Physicists have identified the mechanism that gives basketball shoes their piercing squeak, tracing the sound to rapid, wave-like deformations that ripple across the rubber sole and generate precisely timed bursts of contact and release at the floor, according to a research published by Nature. High-speed imaging of a sneaker sliding on a smooth plate showed that friction at the interface triggers these traveling pulses, and the repetition rate of those bursts sets the pitch that reaches the ear.

Researchers used high-speed optical imaging and acoustic measurements to watch the shoe–floor interface in action. Instead of uniform slip, they observed localized “opening pulses” that swept from one edge of the contact patch to the other at velocities approaching 300 kilometers per hour (186 miles per hour), briefly lifting parts of the sole out of contact and letting the shoe advance in tiny steps. The speed of these pulses matched how mechanical disturbances travel through the shoe’s rubber, indicating that the event is governed by wave dynamics in the deformable sole rather than simple sliding at the boundary. Crucially, the pulses did not occur randomly: they organized into bursts at a characteristic frequency set by the sole’s stiffness and thickness, and that frequency directly matched the squeak’s pitch.

Tests with simplified silicone rubber blocks revealed why some shoes squeak predictably while others only rasp. With flat, featureless blocks, pulses traveled in changing directions and slip was irregular, but no clear squeak emerged. Adding narrow ridges parallel to the sliding direction “locked” the motion into a consistent pattern: pulses propagated from the trailing edge to the leading edge in repeated bursts, each moving the block less than a millimeter, according to Nature. That regularity is what produces a tonal sound. The researchers found that the burst frequency did not depend on how fast the rubber was sliding; rather, sliding speed determined whether squeaking would occur at all.

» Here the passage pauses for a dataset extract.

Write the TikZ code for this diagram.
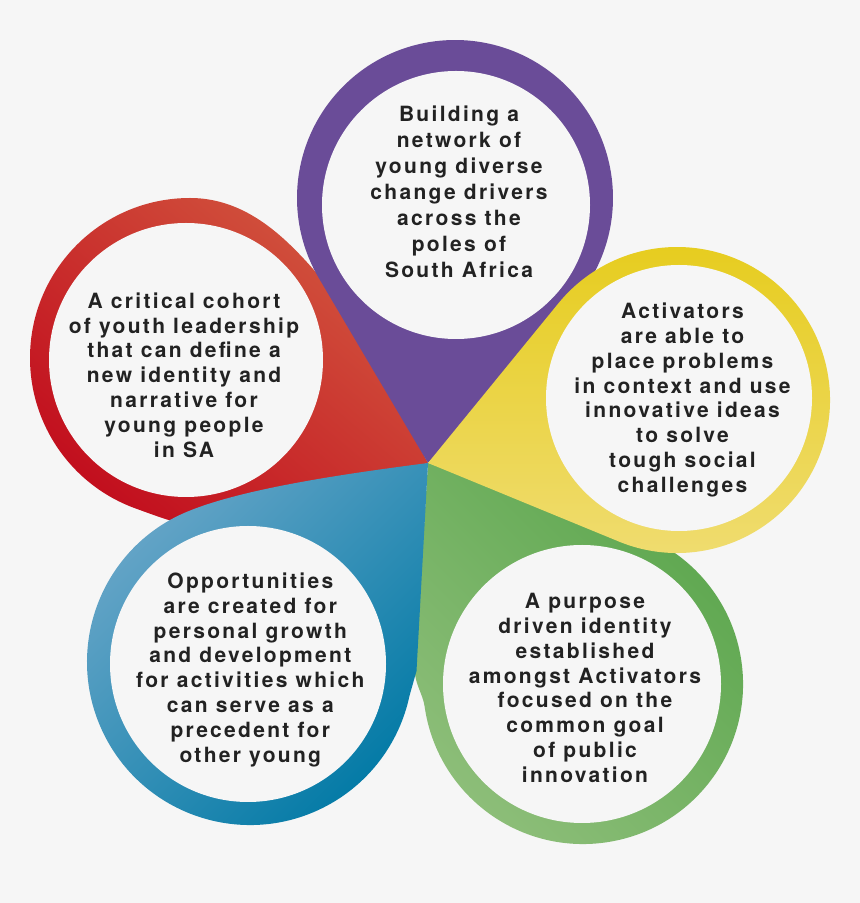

Below a critical sliding velocity, pulses appeared intermittently without a steady repetition rate, so the sound lacked a defined pitch. Above that threshold, pulse generation synchronized with the rubber’s lowest shear mode—the natural vibration set by material stiffness and height—fixing the squeak’s pitch like a tuning fork. In a striking demonstration of how geometry tunes the sound, ridged silicone blocks with different heights acted as resonators at distinct natural frequencies, to the point that properly tuned blocks could be used to play a recognizable melody.

Although the squeak itself may be a familiar court-side soundtrack, the underlying physics carries broader significance. The study’s approach lays groundwork for translating the insights well beyond footwear. Because frictional slip in soft materials can proceed through fast traveling pulses that start and stop contact in rapid bursts, similar mechanisms could affect how energy is released and dissipated in engineered systems where elastomers slide on smooth substrates. The same principles may help guide designs that cut energy losses from friction and reduce wear in components that operate at high speeds and loads. And by showing that the critical sliding velocity and the pitch-setting resonance are controlled by stiffness, thickness, and surface patterning, the results suggest clear knobs for designers: alter rubber thickness to shift the tonal frequency, modify tread geometry to disrupt or encourage pulse regularity, or tune material stiffness to raise or lower the threshold at which squeaking begin.